Getting through this election, and beyond

I write this a day before Election Day. It will go to press the day after.

There are three possible outcomes: Trump wins, Clinton wins, or we have a contested election. That last one is in my opinion the worst possibility.

We’ve been here before, during the Florida recount of the Bush-Gore election of 2000.

I was living in Poland at the time and one of the few English-language news channels I could get was the BBC, which gave me the interesting perspective of seeing the news from my country reported from another country.

I remember the Beeb showed a video of a polling station in Florida with a line of yellow police tape around it and a newsreader announcing with glee, “Looking more like a banana republic than the world’s greatest democracy…”

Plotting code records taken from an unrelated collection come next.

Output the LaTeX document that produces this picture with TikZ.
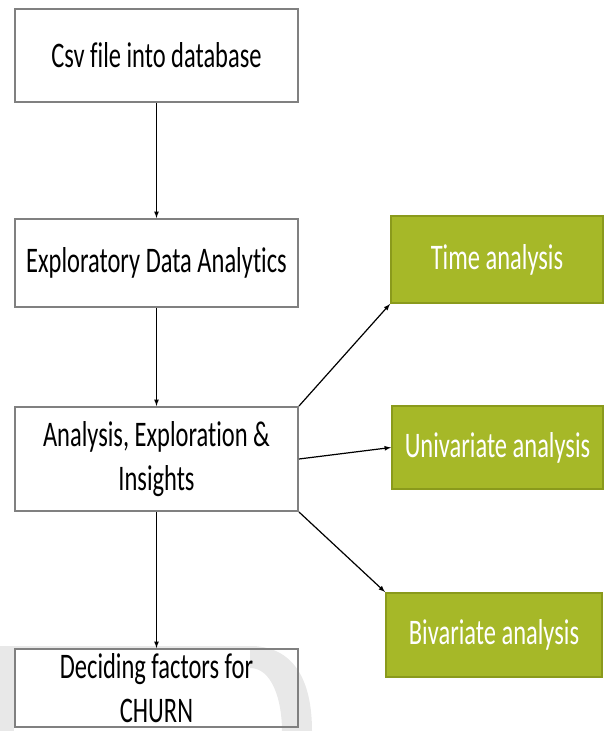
\documentclass[tikz,border=0pt]{standalone}
\usepackage{fontspec}
\setmainfont[FakeStretch=0.68, Ligatures=NoCommon]{Carlito}
\definecolor{leaf}{HTML}{A6B828}
\definecolor{leafdark}{HTML}{8A9A1C}
\definecolor{boxgray}{HTML}{808080}
\definecolor{wmgray}{HTML}{E8E8E8}
\begin{document}
\begin{tikzpicture}[>=latex, x=1pt, y=-1pt,
    stepbox/.style={draw=boxgray, line width=2pt, fill=white, minimum width=283pt, align=center, font=\fontsize{36}{44}\selectfont},
    greenbox/.style={draw=leafdark, line width=2pt, fill=leaf, text=white, font=\fontsize{36}{44}\selectfont},
    link/.style={->, line width=1.2pt}]
\useasboundingbox (0,0) rectangle (605,731);
% watermark round the last box
\fill[wmgray] (0,646) rectangle (257,650);
\fill[wmgray] (0,646) rectangle (14,731);
\fill[wmgray] (250,646) .. controls (300,646) and (312,690) .. (312,731) -- (282,731) .. controls (282,700) and (272,668) .. (250,668) -- cycle;

\node[stepbox, minimum height=93pt] (csv) at (156.5,55.5) {Csv file into database};
\node[stepbox, minimum height=88pt] (eda) at (156.5,263) {Exploratory Data Analyt\kern0pt ics};
\node[stepbox, minimum height=104pt] (aei) at (156.5,459) {Analysis, Exploration \&\\ Insights};
\node[stepbox, fill=none, minimum height=78pt] (dec) at (156.5,688) {Deciding factors for\\ CHURN};

\node[greenbox, minimum width=212pt, minimum height=87pt] (time) at (497,259.5) {Time analysis};
\node[greenbox, minimum width=211pt, minimum height=83pt] (uni) at (497.5,447.5) {Univariate analysis};
\node[greenbox, minimum width=216pt, minimum height=84pt] (biv) at (494,635) {Bivariate analysis};

\draw[link] (csv)--(eda);
\draw[link] (eda)--(aei);
\draw[link] (aei)--(dec);
\draw[link] (aei.north east)--(time.south west);
\draw[link] (aei.east)--(uni.west);
\draw[link] (aei.south east)--(biv.north west);
\end{tikzpicture}
\end{document}
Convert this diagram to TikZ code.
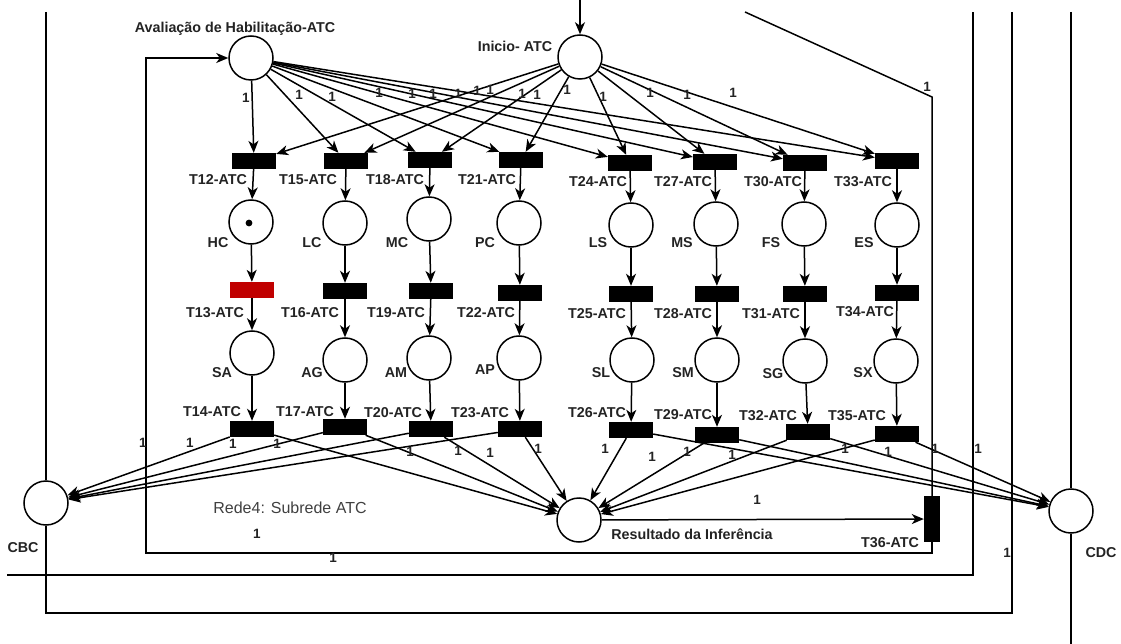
\documentclass[tikz,border=0pt]{standalone}
\usepackage{fontspec}
\setmainfont{Liberation Sans}
\usetikzlibrary{arrows.meta}
\definecolor{firered}{RGB}{192,0,0}
\definecolor{txt}{RGB}{35,35,35}
\begin{document}
\begin{tikzpicture}[x=1pt,y=-1pt,
  place/.style={circle,draw,fill=white,line width=1.5pt,minimum size=44pt,inner sep=0pt},
  trans/.style={rectangle,fill=black,minimum width=44pt,minimum height=16pt,inner sep=0pt},
  vtrans/.style={rectangle,fill=black,minimum width=16pt,minimum height=46pt,inner sep=0pt},
  lbl/.style={font=\fontsize{14.3}{15}\selectfont\bfseries,text=txt,inner sep=0pt},
  wt/.style={font=\fontsize{13.5}{14}\selectfont\bfseries,text=txt,inner sep=0pt},
  arc/.style={draw,line width=1.5pt,-{Stealth[length=12pt,width=10pt,inset=3.5pt]}},
  wire/.style={draw,line width=1.5pt},
]
\useasboundingbox (0,0) rectangle (1121,644);
% places
\node[place] (AV) at (251,58) {};
\node[place] (IN) at (580,57) {};
\node[place] (HC) at (251,222) {};
\node[place] (LC) at (345,223) {};
\node[place] (MC) at (429,219) {};
\node[place] (PC) at (519,223) {};
\node[place] (LS) at (631,225) {};
\node[place] (MS) at (716,224) {};
\node[place] (FS) at (804,224) {};
\node[place] (ES) at (897,225) {};
\node[place] (SA) at (252,353) {};
\node[place] (AG) at (345,360) {};
\node[place] (AM) at (429,358) {};
\node[place] (AP) at (519,358) {};
\node[place] (SL) at (632,360) {};
\node[place] (SM) at (717,360) {};
\node[place] (SG) at (805,361) {};
\node[place] (SX) at (896,361) {};
\node[place] (CBC) at (46,503) {};
\node[place] (RES) at (579,520) {};
\node[place] (CDC) at (1071,511) {};
\fill (249,223) circle (3.4pt);
% transitions
\node[trans] (T12) at (254,161) {};
\node[trans] (T15) at (346,161) {};
\node[trans] (T18) at (430,160) {};
\node[trans] (T21) at (521,160) {};
\node[trans] (T24) at (630,163) {};
\node[trans] (T27) at (715,162) {};
\node[trans] (T30) at (805,163) {};
\node[trans] (T33) at (897,161) {};
\node[trans,fill=firered] (T13) at (252,290) {};
\node[trans] (T16) at (345,291) {};
\node[trans] (T19) at (431,291) {};
\node[trans] (T22) at (520,293) {};
\node[trans] (T25) at (631,294) {};
\node[trans] (T28) at (717,294) {};
\node[trans] (T31) at (805,294) {};
\node[trans] (T34) at (897,293) {};
\node[trans] (T14) at (252,429) {};
\node[trans] (T17) at (345,427) {};
\node[trans] (T20) at (431,429) {};
\node[trans] (T23) at (520,429) {};
\node[trans] (T26) at (631,430) {};
\node[trans] (T29) at (717,435) {};
\node[trans] (T32) at (808,432) {};
\node[trans] (T35) at (897,434) {};
\node[vtrans] (T36) at (932,519) {};
% arcs from the two top places
\foreach \t in {T12,T15,T18,T21,T24,T27,T30,T33}{
  \draw[arc] (AV) -- (\t);
  \draw[arc] (IN) -- (\t);
}
% column chains
\foreach \a/\b/\c/\d/\e in {T12/HC/T13/SA/T14, T15/LC/T16/AG/T17, T18/MC/T19/AM/T20, T21/PC/T22/AP/T23,
  T24/LS/T25/SL/T26, T27/MS/T28/SM/T29, T30/FS/T31/SG/T32, T33/ES/T34/SX/T35}{
  \draw[arc] (\a) -- (\b);
  \draw[arc] (\b) -- (\c);
  \draw[arc] (\c) -- (\d);
  \draw[arc] (\d) -- (\e);
}
% bottom outputs
\foreach \t in {T14,T17,T20,T23}{
  \draw[arc] (\t) -- (CBC);
  \draw[arc] (\t) -- (RES);
}
\foreach \t in {T26,T29,T32,T35}{
  \draw[arc] (\t) -- (RES);
  \draw[arc] (\t) -- (CDC);
}
\draw[arc] (RES) -- (T36);
% outer wires
\coordinate (inTop) at (580,0);
\draw[arc] (inTop) -- (IN);
\coordinate (avA) at (932,553);
\coordinate (avB) at (146,553);
\coordinate (avC) at (146,58);
\draw[arc] (T36.south) -- (avA) -- (avB) -- (avC) -- (AV);
\coordinate (dgA) at (745,12);
\coordinate (dgB) at (932,97);
\draw[wire] (dgA) -- (dgB) -- (T36.north);
\coordinate (cbA) at (46,12);
\coordinate (cbB) at (46,613);
\coordinate (cbC) at (1012,613);
\coordinate (cbD) at (1012,12);
\draw[wire] (cbA) -- (CBC.north);
\draw[wire] (CBC.south) -- (cbB) -- (cbC) -- (cbD);
\coordinate (hzA) at (7,575);
\coordinate (hzB) at (973,575);
\coordinate (hzC) at (973,12);
\draw[wire] (hzA) -- (hzB) -- (hzC);
\coordinate (cdA) at (1071,12);
\coordinate (cdB) at (1071,644);
\draw[wire] (cdA) -- (CDC.north);
\draw[wire] (CDC.south) -- (cdB);
% labels
\node[lbl] (lAV) at (235,29) {Avaliação de Habilitação-ATC};
\node[lbl] (lIN) at (515,46) {Inicio- ATC};
\node[lbl] (lCBC) at (23,548) {CBC};
\node[lbl] (lCDC) at (1101,553) {CDC};
\node[lbl] (lRES) at (692,534) {Resultado da Inferência};
\node[lbl] (lT36) at (890,543) {T36-ATC};
\node[font=\fontsize{16}{18}\selectfont,text=black!75,inner sep=0pt] (lRede) at (290,508) {Rede4: Subrede ATC};
\foreach \n/\x/\y in {T12/218/180,T15/308/180,T18/395/180,T21/487/180,T24/598/182,T27/683/182,T30/773/182,T33/863/182,
  T13/215/313,T16/310/313,T19/396/313,T22/486/313,T25/597/314,T28/683/314,T31/771/314,T34/865/312,
  T14/212/412,T17/305/412,T20/393/413,T23/480/413,T26/597/413,T29/683/415,T32/768/416,T35/857/416}{
  \node[lbl] (l\n) at (\x,\y) {\n-ATC};
}
\foreach \n/\x/\y in {HC/218/243,LC/312/243,MC/397/243,PC/485/243,LS/598/243,MS/682/243,FS/771/243,ES/864/243,
  SA/222/373,AG/312/373,AM/396/373,AP/485/370,SL/601/373,SM/683/373,SG/773/374,SX/863/373}{
  \node[lbl] (l\n) at (\x,\y) {\n};
}
% weights
\foreach \x/\y [count=\i] in {246/98,299/95,332/97,379/93,412/94,433/94,458/94,477/91,490/90,522/94,537/95,567/90,603/97,650/93,687/95,733/93,
  143/443,190/443,233/444,277/444,410/452,458/451,490/453,538/449,605/449,652/457,687/452,732/455,845/449,888/452,935/449,978/449,
  757/500,257/534,333/558,1007/553,927/87}{
  \node[wt] (w\i) at (\x,\y) {1};
}
\end{tikzpicture}
\end{document}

What occurred to me at the time was that in their joy at finding something to criticize about the U.S. (a very common reaction in the European press by the way) they had completely missed the point that it was a line of flimsy plastic tape protecting this site crucial to the election. Not a line of heavily armed men, as would have been the case in a great many countries, and not just repressive tyrannies either.

An expat colleague of mine said, “Hey, we’ll get through this like we always do.”

I wish I shared her optimism now.

There are already mutterings of a stolen election. On the right people talk about fraudulent votes from ineligible voters, people voting multiple times, the graveyard vote, and rigged machines.

On the left they accuse the right of supporting voter identification and periodic purging of the voter rolls as a method of suppressing minority votes.

I have my own opinions about which of these charges are likely, and how significant they might be. My opinions don’t matter though. What matters is what people believe the day after the election.

If a critical number of people are sure the election was stolen, belief in the legitimacy of the government may collapse with consequences we cannot foresee, but are sure to be bad.

If the issue doesn’t arise in this election, it is nonetheless not going away.

Unless we can reach an agreement that satisfies both sides as to the integrity of the electoral process.

So here is my question for both sides.

What would you agree on to satisfy the objections of the other side?

For the left: What would you agree to, to satisfy the suspicions of the right, however unfounded you believe them to be, that ballot boxes are not being stuffed with fraudulent votes?

For the right: What would you agree to, to satisfy the suspicions on the left, however unfounded you believe them to be, that eligible voters are not being disenfranchised?

And please keep in mind, if you dismiss the question as I’ve heard some do already, the other side can justly conclude you are not acting in good faith.